Take the data below and repeat it exactly.
········
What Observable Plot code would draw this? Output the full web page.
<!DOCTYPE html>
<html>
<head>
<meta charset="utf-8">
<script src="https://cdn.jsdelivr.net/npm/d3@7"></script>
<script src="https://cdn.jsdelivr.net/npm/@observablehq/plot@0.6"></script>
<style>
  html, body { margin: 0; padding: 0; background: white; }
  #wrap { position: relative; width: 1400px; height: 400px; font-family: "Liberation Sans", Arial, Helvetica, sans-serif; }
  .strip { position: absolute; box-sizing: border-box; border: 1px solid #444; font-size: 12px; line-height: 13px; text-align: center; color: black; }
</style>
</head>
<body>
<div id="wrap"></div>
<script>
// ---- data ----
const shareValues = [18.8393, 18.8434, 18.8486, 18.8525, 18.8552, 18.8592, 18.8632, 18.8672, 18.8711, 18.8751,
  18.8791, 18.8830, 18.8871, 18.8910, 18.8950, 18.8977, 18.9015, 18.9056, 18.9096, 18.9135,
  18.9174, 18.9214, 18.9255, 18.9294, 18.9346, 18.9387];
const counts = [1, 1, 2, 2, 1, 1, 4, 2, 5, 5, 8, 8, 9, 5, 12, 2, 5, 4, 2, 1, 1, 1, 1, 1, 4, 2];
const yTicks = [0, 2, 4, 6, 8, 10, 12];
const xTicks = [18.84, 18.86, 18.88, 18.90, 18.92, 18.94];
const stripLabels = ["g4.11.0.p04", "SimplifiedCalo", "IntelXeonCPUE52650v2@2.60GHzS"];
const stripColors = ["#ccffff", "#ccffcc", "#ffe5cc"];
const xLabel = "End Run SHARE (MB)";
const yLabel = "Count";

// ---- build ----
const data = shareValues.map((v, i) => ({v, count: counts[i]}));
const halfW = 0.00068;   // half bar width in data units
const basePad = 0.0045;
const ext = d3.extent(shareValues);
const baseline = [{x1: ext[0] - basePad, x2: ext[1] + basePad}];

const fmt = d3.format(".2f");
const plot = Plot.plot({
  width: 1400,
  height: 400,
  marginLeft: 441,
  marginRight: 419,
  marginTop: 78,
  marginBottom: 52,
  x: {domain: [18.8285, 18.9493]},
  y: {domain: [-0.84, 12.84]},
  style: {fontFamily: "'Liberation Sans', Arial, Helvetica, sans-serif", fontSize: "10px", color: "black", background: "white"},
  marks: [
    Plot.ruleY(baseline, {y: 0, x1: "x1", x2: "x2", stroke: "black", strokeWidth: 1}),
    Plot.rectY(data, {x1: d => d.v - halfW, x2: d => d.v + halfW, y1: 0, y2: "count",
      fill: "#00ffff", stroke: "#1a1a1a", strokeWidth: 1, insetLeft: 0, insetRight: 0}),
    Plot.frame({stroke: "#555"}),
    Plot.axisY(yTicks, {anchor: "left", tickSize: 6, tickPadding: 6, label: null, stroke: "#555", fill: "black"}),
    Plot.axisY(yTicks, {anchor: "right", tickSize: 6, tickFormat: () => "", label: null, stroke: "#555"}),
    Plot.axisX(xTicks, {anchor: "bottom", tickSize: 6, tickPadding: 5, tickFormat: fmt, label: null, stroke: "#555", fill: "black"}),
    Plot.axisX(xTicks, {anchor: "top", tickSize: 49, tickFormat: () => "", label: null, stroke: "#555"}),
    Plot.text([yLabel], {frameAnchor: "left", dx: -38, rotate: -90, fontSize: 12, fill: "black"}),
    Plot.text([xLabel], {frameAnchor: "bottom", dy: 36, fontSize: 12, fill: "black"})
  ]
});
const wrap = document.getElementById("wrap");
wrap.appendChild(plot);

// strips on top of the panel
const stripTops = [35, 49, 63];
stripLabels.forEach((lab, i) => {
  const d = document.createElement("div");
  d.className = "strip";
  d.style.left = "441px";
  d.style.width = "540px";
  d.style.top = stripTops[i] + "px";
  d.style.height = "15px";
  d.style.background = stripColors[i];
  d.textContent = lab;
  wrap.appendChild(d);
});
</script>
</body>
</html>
········
_Written response_
What Observable Plot code would draw this? Output the full web page.
<!DOCTYPE html>
<html>
<head>
<meta charset="utf-8">
<script src="https://cdn.jsdelivr.net/npm/d3@7"></script>
<script src="https://cdn.jsdelivr.net/npm/@observablehq/plot@0.6"></script>
<style>
  html, body { margin: 0; padding: 0; background: white; }
  #wrap { position: relative; width: 1400px; height: 400px; font-family: "Liberation Sans", Arial, Helvetica, sans-serif; }
  .strip { position: absolute; box-sizing: border-box; border: 1px solid #444; font-size: 12px; line-height: 13px; text-align: center; color: black; }
</style>
</head>
<body>
<div id="wrap"></div>
<script>
// ---- data ----
const shareValues = [18.8393, 18.8434, 18.8486, 18.8525, 18.8552, 18.8592, 18.8632, 18.8672, 18.8711, 18.8751,
  18.8791, 18.8830, 18.8871, 18.8910, 18.8950, 18.8977, 18.9015, 18.9056, 18.9096, 18.9135,
  18.9174, 18.9214, 18.9255, 18.9294, 18.9346, 18.9387];
const counts = [1, 1, 2, 2, 1, 1, 4, 2, 5, 5, 8, 8, 9, 5, 12, 2, 5, 4, 2, 1, 1, 1, 1, 1, 4, 2];
const yTicks = [0, 2, 4, 6, 8, 10, 12];
const xTicks = [18.84, 18.86, 18.88, 18.90, 18.92, 18.94];
const stripLabels = ["g4.11.0.p04", "SimplifiedCalo", "IntelXeonCPUE52650v2@2.60GHzS"];
const stripColors = ["#ccffff", "#ccffcc", "#ffe5cc"];
const xLabel = "End Run SHARE (MB)";
const yLabel = "Count";

// ---- build ----
const data = shareValues.map((v, i) => ({v, count: counts[i]}));
const halfW = 0.00068;   // half bar width in data units
const basePad = 0.0045;
const ext = d3.extent(shareValues);
const baseline = [{x1: ext[0] - basePad, x2: ext[1] + basePad}];

const fmt = d3.format(".2f");
const plot = Plot.plot({
  width: 1400,
  height: 400,
  marginLeft: 441,
  marginRight: 419,
  marginTop: 78,
  marginBottom: 52,
  x: {domain: [18.8285, 18.9493]},
  y: {domain: [-0.84, 12.84]},
  style: {fontFamily: "'Liberation Sans', Arial, Helvetica, sans-serif", fontSize: "10px", color: "black", background: "white"},
  marks: [
    Plot.ruleY(baseline, {y: 0, x1: "x1", x2: "x2", stroke: "black", strokeWidth: 1}),
    Plot.rectY(data, {x1: d => d.v - halfW, x2: d => d.v + halfW, y1: 0, y2: "count",
      fill: "#00ffff", stroke: "#1a1a1a", strokeWidth: 1, insetLeft: 0, insetRight: 0}),
    Plot.frame({stroke: "#555"}),
    Plot.axisY(yTicks, {anchor: "left", tickSize: 6, tickPadding: 6, label: null, stroke: "#555", fill: "black"}),
    Plot.axisY(yTicks, {anchor: "right", tickSize: 6, tickFormat: () => "", label: null, stroke: "#555"}),
    Plot.axisX(xTicks, {anchor: "bottom", tickSize: 6, tickPadding: 5, tickFormat: fmt, label: null, stroke: "#555", fill: "black"}),
    Plot.axisX(xTicks, {anchor: "top", tickSize: 49, tickFormat: () => "", label: null, stroke: "#555"}),
    Plot.text([yLabel], {frameAnchor: "left", dx: -38, rotate: -90, fontSize: 12, fill: "black"}),
    Plot.text([xLabel], {frameAnchor: "bottom", dy: 36, fontSize: 12, fill: "black"})
  ]
});
const wrap = document.getElementById("wrap");
wrap.appendChild(plot);

// strips on top of the panel
const stripTops = [35, 49, 63];
stripLabels.forEach((lab, i) => {
  const d = document.createElement("div");
  d.className = "strip";
  d.style.left = "441px";
  d.style.width = "540px";
  d.style.top = stripTops[i] + "px";
  d.style.height = "15px";
  d.style.background = stripColors[i];
  d.textContent = lab;
  wrap.appendChild(d);
});
</script>
</body>
</html>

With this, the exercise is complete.